Виргиния Каулз писала в книге «Кайзер»: «Лицо Германии как государства почти полностью соответствовало личности кайзера как человека. Германия то угрожала и запугивала, то обижалась и разражалась упреками. Сильная, взбудораженная, Германия вела себя неразумно, держалась агрессивно, испытывая жажду авторитета и признания, впадала в мрачное уныние, которое на следующий день оборачивалось воинственной заносчивостью».
Какие бы ни вспыхивали в мире конфликты, как, например, Англо-бурская война, в которой Германия играла второстепенную роль, они происходили на чужой земле. Отечество они не затрагивали. В этой сильной, беспокойной и неразумной стране царил мир — мир, облаченный в мундир, но тем не менее настолько прочный, что молодежь росла здоровой, наслаждалась радостями жизни, тянулась к новому искусству и прогрессивным художникам, становилась все свободнее в своих чувствах и мыслях. Да, даже в Германии, в условиях императорской цензуры, процветала небывалая свобода творческого выражения.
Новые писатели придерживались двух тенденций, которые, хотя и казались противоречивыми, часто объединялись, порой даже в одной и той же голове.

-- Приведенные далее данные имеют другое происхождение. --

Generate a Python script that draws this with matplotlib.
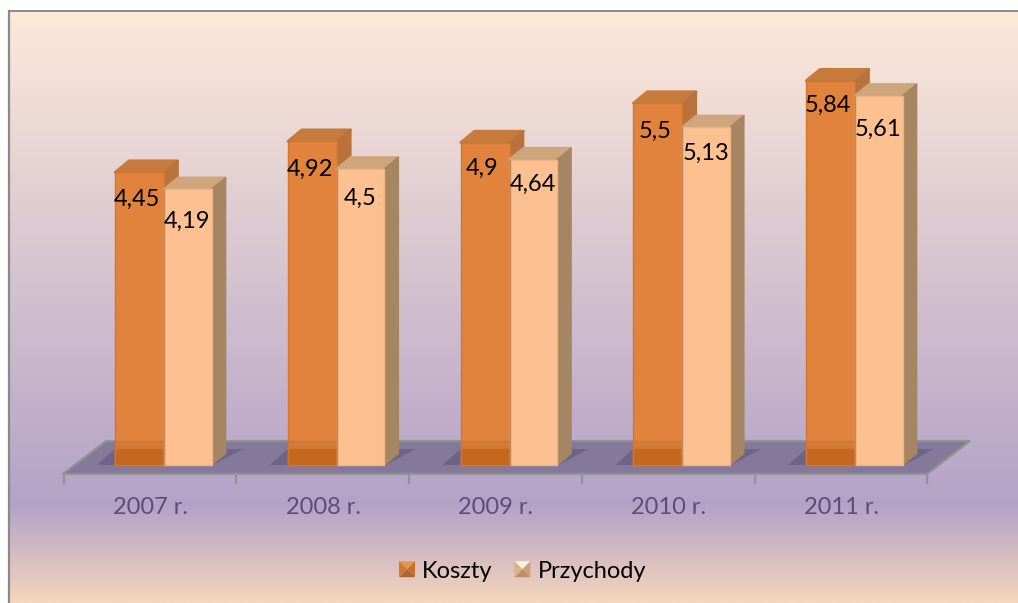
import numpy as np
import matplotlib
matplotlib.use('Agg')
import matplotlib.pyplot as plt
from matplotlib.colors import LinearSegmentedColormap
from matplotlib.legend_handler import HandlerBase
from matplotlib.patches import Patch, Polygon

# ========== data ==========
years = ['2007 r.', '2008 r.', '2009 r.', '2010 r.', '2011 r.']
koszty = [4.45, 4.92, 4.9, 5.5, 5.84]
przychody = [4.19, 4.5, 4.64, 5.13, 5.61]
koszty_labels = ['4,45', '4,92', '4,9', '5,5', '5,84']
przychody_labels = ['4,19', '4,5', '4,64', '5,13', '5,61']

# how far below the bar top each label sits, px
koszty_drop = [27, 28, 26, 28, 25]
przychody_drop = [32, 29, 25, 26, 33]

# ========== layout ==========
W, H = 1018, 603
PX_X = 172.75   # px per category
PX_Y = 65.8     # px per unit
X0, Y0 = 164, 465  # px position of category 0 / value 0
FONT = 17


def dx(px):
    return px / PX_X


def dy(px):
    return px / PX_Y


def pt(x_px, y_px):
    # px of the picture -> data coords
    return (x_px - X0) / PX_X, (Y0 - y_px) / PX_Y


plt.rcParams['font.family'] = ['Lato', 'DejaVu Sans']

fig = plt.figure(figsize=(W / 100, H / 100), dpi=100, facecolor='white')
ax = fig.add_axes([0, 0, 1, 1])
ax.axis('off')

# background gradient
cmap = LinearSegmentedColormap.from_list('bg', [
    (0.0, '#FDE9D9'), (0.835, '#B3A2C7'), (1.0, '#F5D5BC')])
grad = np.linspace(0, 1, 256).reshape(-1, 1)
left, top = pt(9, 11)
right, bottom = pt(W, H)
ax.imshow(grad, cmap=cmap, aspect='auto', extent=(left, right, bottom, top), zorder=0)
ax.set_xlim(-X0 / PX_X, (W - X0) / PX_X)
ax.set_ylim(-(H - Y0) / PX_Y, Y0 / PX_Y)

# frame
ax.plot([left, left], [bottom, top], color='#8A8A8A', lw=1.6, zorder=1)
ax.plot([left, right], [top, top], color='#8A8A8A', lw=1.4, zorder=1)

# floor
floor = [pt(63, 474), pt(106, 441), pt(970, 441), pt(927, 474)]
ax.add_patch(Polygon(floor, closed=True, facecolor='#85799B', edgecolor='#8E9490', lw=1.6, zorder=2))

# axis ticks
for i in range(len(years) + 1):
    x = pt(63.5, 474)[0] + i
    ax.plot([x, x], [pt(0, 474)[1], pt(0, 483)[1]], color='#8E9490', lw=1.6, zorder=2)

FRONT_W = 47.5 / PX_X
DEPTH_X, DEPTH_Y = dx(14), dy(11.5)
BACK_Y = pt(0, 441)[1]
SHADOW_Y = pt(0, 448)[1]
x_pos = np.arange(len(years))


def draw_series(xs, values, width, front, bands, top_c, side, edge, z):
    ax.bar(xs, values, width=width, align='edge', color=front, edgecolor=edge, lw=1.0,
           joinstyle='round', zorder=z + 1)
    for height, col in bands:
        ax.bar(xs, height, width=width, align='edge', color=col, edgecolor=edge, lw=1.0, zorder=z + 1.1)
    for x, v in zip(xs, values):
        r = x + width
        ax.add_patch(Polygon([(x, v), (x + DEPTH_X, v + DEPTH_Y), (r + DEPTH_X, v + DEPTH_Y), (r, v)],
                             closed=True, facecolor=top_c, edgecolor=top_c, lw=1.8, joinstyle='round', zorder=z))
        ax.add_patch(Polygon([(r, 0), (r + DEPTH_X, DEPTH_Y), (r + DEPTH_X, v + DEPTH_Y), (r, v)],
                             closed=True, facecolor=side, edgecolor=side, lw=1.2, joinstyle='round', zorder=z))


# shadows on the floor
for x in x_pos:
    ax.add_patch(Polygon([(x - dx(67), 0), (x + dx(49), 0), (x + dx(79), dy(16)), (x - dx(49), dy(16))],
                         closed=True, facecolor='#6E6486', edgecolor='none', zorder=3))

draw_series(x_pos - 49 / PX_X, koszty, 49 / PX_X, '#E1833C',
            [(BACK_Y, '#D3793A'), (SHADOW_Y, '#C4671F')],
            '#C67A3C', '#B9723C', '#D0762F', 4)
draw_series(x_pos, przychody, FRONT_W, '#FDC090', [], '#CFA57C', '#A68562', '#F0B484', 6)

# darker seam on the left of the light bars
for x, v in zip(x_pos, przychody):
    ax.plot([x, x], [0, v], color='#BE8A5C', lw=1.0, zorder=7.5)

# data labels
for xs, vals, labels, drops in ((x_pos - 27 / PX_X, koszty, koszty_labels, koszty_drop),
                                (x_pos + 23.5 / PX_X, przychody, przychody_labels, przychody_drop)):
    for x, v, lab, d in zip(xs, vals, labels, drops):
        ax.text(x, v - dy(d), lab, ha='center', va='center', fontsize=FONT, color='black', zorder=10)

# category labels
for x, lab in zip(x_pos, years):
    ax.text(x - dx(13.5), pt(0, 507)[1], lab, ha='center', va='center', fontsize=FONT, color='#604A7B', zorder=10)


class PyramidHandler(HandlerBase):
    # little bevelled square of the legend
    def create_artists(self, legend, orig_handle, xd, yd, width, height, fontsize, trans):
        colors = orig_handle.pyramid
        s = 11.5
        x0 = (width - s) / 2 - xd
        y0 = (height - s) / 2 - yd
        c = (x0 + s / 2, y0 + s / 2)
        tl, tr, br, bl = (x0, y0 + s), (x0 + s, y0 + s), (x0 + s, y0), (x0, y0)
        return [Polygon([a, b, c], closed=True, facecolor=col, edgecolor='none', transform=trans)
                for (a, b), col in zip(((tl, tr), (tr, br), (br, bl), (bl, tl)), colors)]


h1 = Patch(label='Koszty')
h1.pyramid = ['#E0964F', '#C2712F', '#B0652A', '#CC7A38']
h2 = Patch(label='Przychody')
h2.pyramid = ['#FFF2D8', '#CFA077', '#B98F68', '#DDB088']
leg = ax.legend(handles=[h1, h2], handler_map={Patch: PyramidHandler()},
                loc='center', bbox_to_anchor=pt(522.5, 571), bbox_transform=ax.transData,
                ncol=2, frameon=False, fontsize=FONT, handlelength=0.68, handleheight=0.7,
                handletextpad=0.3, columnspacing=0.92, labelcolor='black')
leg.set_zorder(10)

fig.savefig('out.png', dpi=100, facecolor='white')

Одна требовала уделять больше внимания социальным и экономическим проблемам, рассматривать их без розовых очков, протестовать против бедности и нищеты рабочих. В условиях, когда государство богатело и средний класс и люди среднего возраста относили деньги в сбербанки, новое поколение художников поднимало голос совести в защиту бедных и обиженных, бичуя лицемерие общества. На передовые рубежи вышли социальная драма и социальный роман. Но наряду с этой трезвой тенденцией намечалась и другая — уход в царство грез и взгляд на жизнь не только сквозь розовые, но и голубые, и лиловые очки. Расцветала фантазия и поэзия настроения. Мимолетное впечатление, неожиданный порыв и лишенный логики импульс нашли отражение как в поэзии, так и в прозе. Писатели грезили с полуопущенными ресницами. Эти словесные мечты строились на вычурной образности и обыгрывали тему любви, любви мимолетной и неглубокой. Откровенная эротика, освобожденная от тугих пут стыдливости, радость естества — все изливалось на бумаге, иногда с изрядной долей сознательного эпатажа. Поразительно, как часто в литературе того периода встречается слово «сон», и это было еще до 1900 года, когда Фрейд опубликовал свой труд «Толкование сновидений».